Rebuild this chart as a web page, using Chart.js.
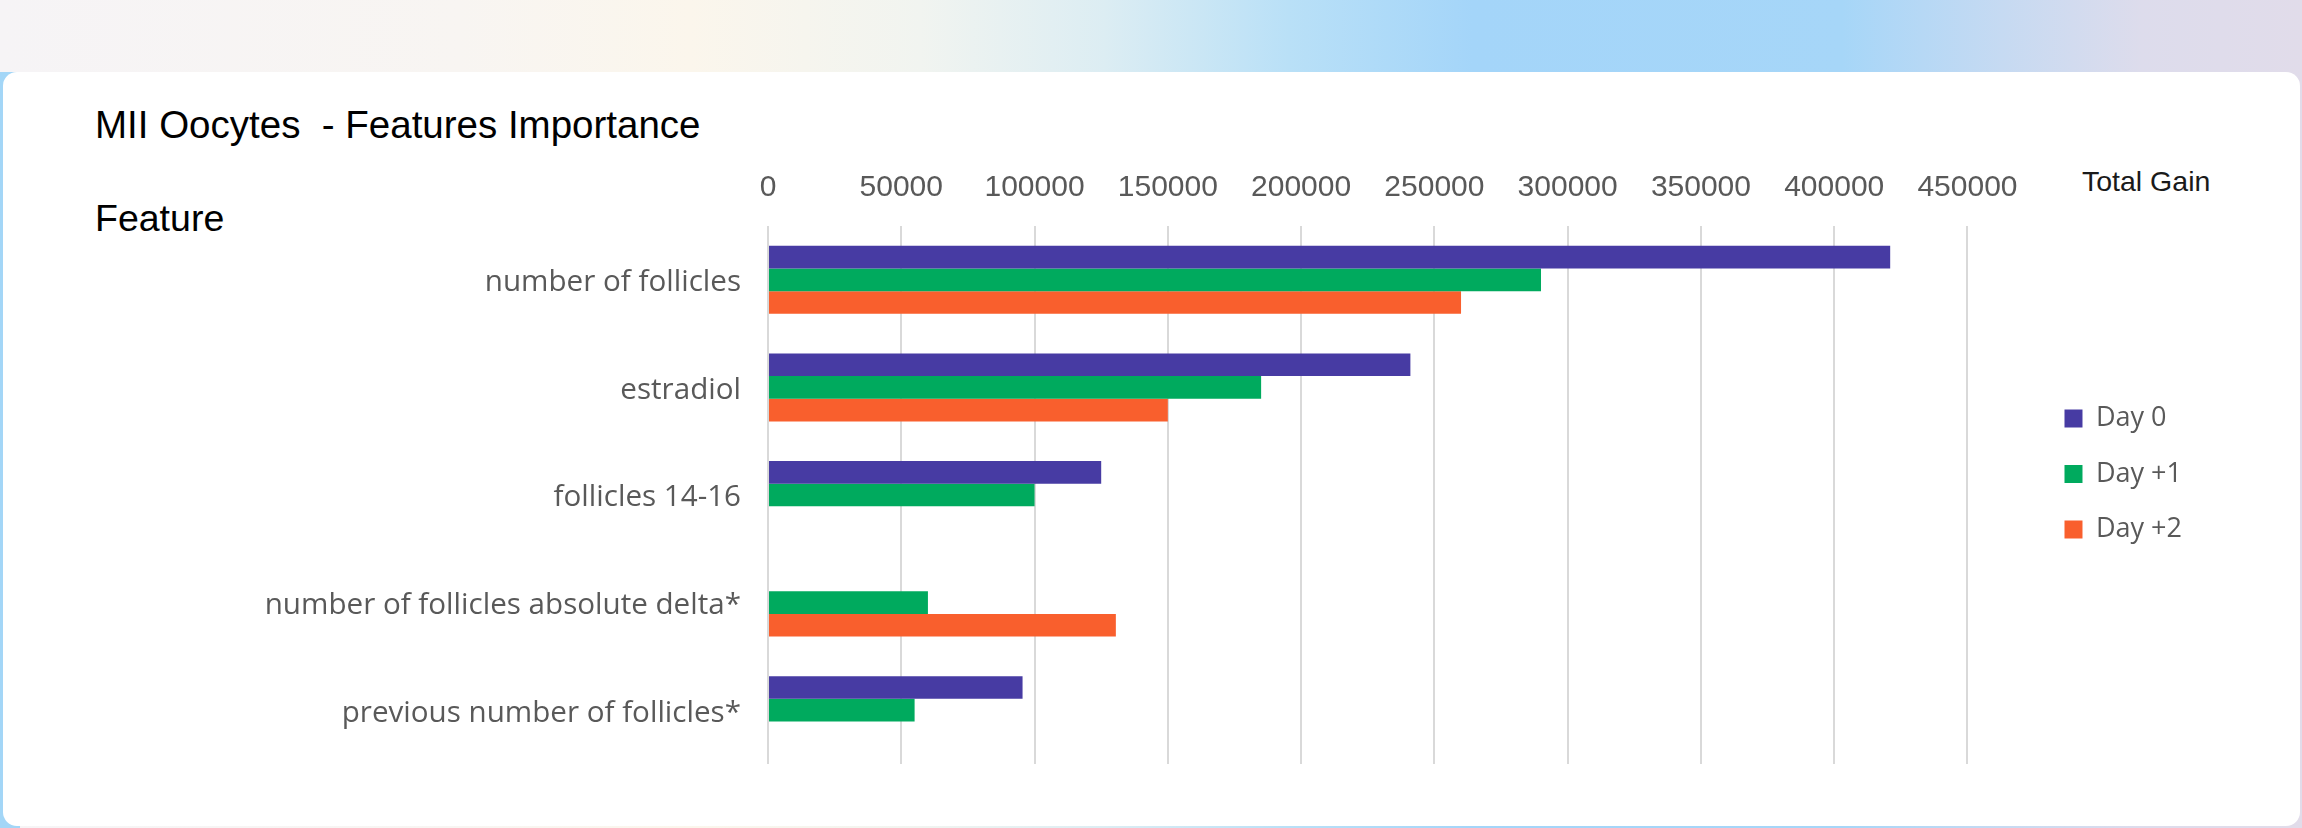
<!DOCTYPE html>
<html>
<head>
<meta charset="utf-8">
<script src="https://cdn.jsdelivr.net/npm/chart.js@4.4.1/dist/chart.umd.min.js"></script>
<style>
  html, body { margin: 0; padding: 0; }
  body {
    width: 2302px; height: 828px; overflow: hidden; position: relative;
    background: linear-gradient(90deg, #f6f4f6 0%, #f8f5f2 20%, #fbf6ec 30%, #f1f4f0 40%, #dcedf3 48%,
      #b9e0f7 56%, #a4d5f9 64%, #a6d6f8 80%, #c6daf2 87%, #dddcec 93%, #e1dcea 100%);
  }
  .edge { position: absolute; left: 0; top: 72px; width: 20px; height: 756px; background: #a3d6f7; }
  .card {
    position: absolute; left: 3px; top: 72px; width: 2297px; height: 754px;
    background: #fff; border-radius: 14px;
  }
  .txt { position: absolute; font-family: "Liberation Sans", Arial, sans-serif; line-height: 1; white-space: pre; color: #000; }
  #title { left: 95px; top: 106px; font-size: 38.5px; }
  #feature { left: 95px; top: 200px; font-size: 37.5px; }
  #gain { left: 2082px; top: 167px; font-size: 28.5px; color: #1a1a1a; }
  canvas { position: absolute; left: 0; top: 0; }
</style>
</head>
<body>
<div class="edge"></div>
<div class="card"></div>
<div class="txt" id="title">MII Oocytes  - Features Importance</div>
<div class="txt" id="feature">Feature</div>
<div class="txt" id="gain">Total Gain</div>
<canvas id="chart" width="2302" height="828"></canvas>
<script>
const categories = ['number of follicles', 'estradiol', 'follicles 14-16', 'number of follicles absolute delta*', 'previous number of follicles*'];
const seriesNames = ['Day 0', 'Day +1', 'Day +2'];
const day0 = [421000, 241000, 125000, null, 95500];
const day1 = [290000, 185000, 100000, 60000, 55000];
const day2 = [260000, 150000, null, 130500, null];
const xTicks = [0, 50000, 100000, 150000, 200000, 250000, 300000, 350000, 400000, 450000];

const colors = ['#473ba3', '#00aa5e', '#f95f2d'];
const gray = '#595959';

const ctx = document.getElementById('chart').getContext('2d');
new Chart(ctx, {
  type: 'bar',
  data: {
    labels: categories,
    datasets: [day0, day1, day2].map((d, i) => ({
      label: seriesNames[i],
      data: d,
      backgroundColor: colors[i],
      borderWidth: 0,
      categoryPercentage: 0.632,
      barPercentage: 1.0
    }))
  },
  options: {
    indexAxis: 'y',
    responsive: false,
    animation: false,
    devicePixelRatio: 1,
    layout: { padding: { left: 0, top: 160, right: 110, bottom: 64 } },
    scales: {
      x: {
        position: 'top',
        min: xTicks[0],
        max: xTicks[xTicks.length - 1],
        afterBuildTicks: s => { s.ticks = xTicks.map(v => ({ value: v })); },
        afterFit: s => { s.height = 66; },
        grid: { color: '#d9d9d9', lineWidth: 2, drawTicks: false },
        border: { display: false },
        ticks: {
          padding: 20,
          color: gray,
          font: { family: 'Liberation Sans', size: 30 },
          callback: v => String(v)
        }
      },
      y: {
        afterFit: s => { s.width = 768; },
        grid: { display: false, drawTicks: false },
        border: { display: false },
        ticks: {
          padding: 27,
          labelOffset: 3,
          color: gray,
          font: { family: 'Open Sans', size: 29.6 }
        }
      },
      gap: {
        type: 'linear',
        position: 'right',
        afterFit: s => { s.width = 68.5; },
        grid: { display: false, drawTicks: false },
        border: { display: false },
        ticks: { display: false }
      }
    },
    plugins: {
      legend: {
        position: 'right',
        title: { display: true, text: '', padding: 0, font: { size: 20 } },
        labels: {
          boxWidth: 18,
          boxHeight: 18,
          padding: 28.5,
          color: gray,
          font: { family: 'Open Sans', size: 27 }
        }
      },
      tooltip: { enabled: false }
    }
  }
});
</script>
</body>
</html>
---*---
_Task prompt_
Pictures are excluded; copy all other data exactly as shown.

_Exercise response_
Rebuild this chart as a web page, using Chart.js.
<!DOCTYPE html>
<html>
<head>
<meta charset="utf-8">
<script src="https://cdn.jsdelivr.net/npm/chart.js@4.4.1/dist/chart.umd.min.js"></script>
<style>
  html, body { margin: 0; padding: 0; }
  body {
    width: 2302px; height: 828px; overflow: hidden; position: relative;
    background: linear-gradient(90deg, #f6f4f6 0%, #f8f5f2 20%, #fbf6ec 30%, #f1f4f0 40%, #dcedf3 48%,
      #b9e0f7 56%, #a4d5f9 64%, #a6d6f8 80%, #c6daf2 87%, #dddcec 93%, #e1dcea 100%);
  }
  .edge { position: absolute; left: 0; top: 72px; width: 20px; height: 756px; background: #a3d6f7; }
  .card {
    position: absolute; left: 3px; top: 72px; width: 2297px; height: 754px;
    background: #fff; border-radius: 14px;
  }
  .txt { position: absolute; font-family: "Liberation Sans", Arial, sans-serif; line-height: 1; white-space: pre; color: #000; }
  #title { left: 95px; top: 106px; font-size: 38.5px; }
  #feature { left: 95px; top: 200px; font-size: 37.5px; }
  #gain { left: 2082px; top: 167px; font-size: 28.5px; color: #1a1a1a; }
  canvas { position: absolute; left: 0; top: 0; }
</style>
</head>
<body>
<div class="edge"></div>
<div class="card"></div>
<div class="txt" id="title">MII Oocytes  - Features Importance</div>
<div class="txt" id="feature">Feature</div>
<div class="txt" id="gain">Total Gain</div>
<canvas id="chart" width="2302" height="828"></canvas>
<script>
const categories = ['number of follicles', 'estradiol', 'follicles 14-16', 'number of follicles absolute delta*', 'previous number of follicles*'];
const seriesNames = ['Day 0', 'Day +1', 'Day +2'];
const day0 = [421000, 241000, 125000, null, 95500];
const day1 = [290000, 185000, 100000, 60000, 55000];
const day2 = [260000, 150000, null, 130500, null];
const xTicks = [0, 50000, 100000, 150000, 200000, 250000, 300000, 350000, 400000, 450000];

const colors = ['#473ba3', '#00aa5e', '#f95f2d'];
const gray = '#595959';

const ctx = document.getElementById('chart').getContext('2d');
new Chart(ctx, {
  type: 'bar',
  data: {
    labels: categories,
    datasets: [day0, day1, day2].map((d, i) => ({
      label: seriesNames[i],
      data: d,
      backgroundColor: colors[i],
      borderWidth: 0,
      categoryPercentage: 0.632,
      barPercentage: 1.0
    }))
  },
  options: {
    indexAxis: 'y',
    responsive: false,
    animation: false,
    devicePixelRatio: 1,
    layout: { padding: { left: 0, top: 160, right: 110, bottom: 64 } },
    scales: {
      x: {
        position: 'top',
        min: xTicks[0],
        max: xTicks[xTicks.length - 1],
        afterBuildTicks: s => { s.ticks = xTicks.map(v => ({ value: v })); },
        afterFit: s => { s.height = 66; },
        grid: { color: '#d9d9d9', lineWidth: 2, drawTicks: false },
        border: { display: false },
        ticks: {
          padding: 20,
          color: gray,
          font: { family: 'Liberation Sans', size: 30 },
          callback: v => String(v)
        }
      },
      y: {
        afterFit: s => { s.width = 768; },
        grid: { display: false, drawTicks: false },
        border: { display: false },
        ticks: {
          padding: 27,
          labelOffset: 3,
          color: gray,
          font: { family: 'Open Sans', size: 29.6 }
        }
      },
      gap: {
        type: 'linear',
        position: 'right',
        afterFit: s => { s.width = 68.5; },
        grid: { display: false, drawTicks: false },
        border: { display: false },
        ticks: { display: false }
      }
    },
    plugins: {
      legend: {
        position: 'right',
        title: { display: true, text: '', padding: 0, font: { size: 20 } },
        labels: {
          boxWidth: 18,
          boxHeight: 18,
          padding: 28.5,
          color: gray,
          font: { family: 'Open Sans', size: 27 }
        }
      },
      tooltip: { enabled: false }
    }
  }
});
</script>
</body>
</html>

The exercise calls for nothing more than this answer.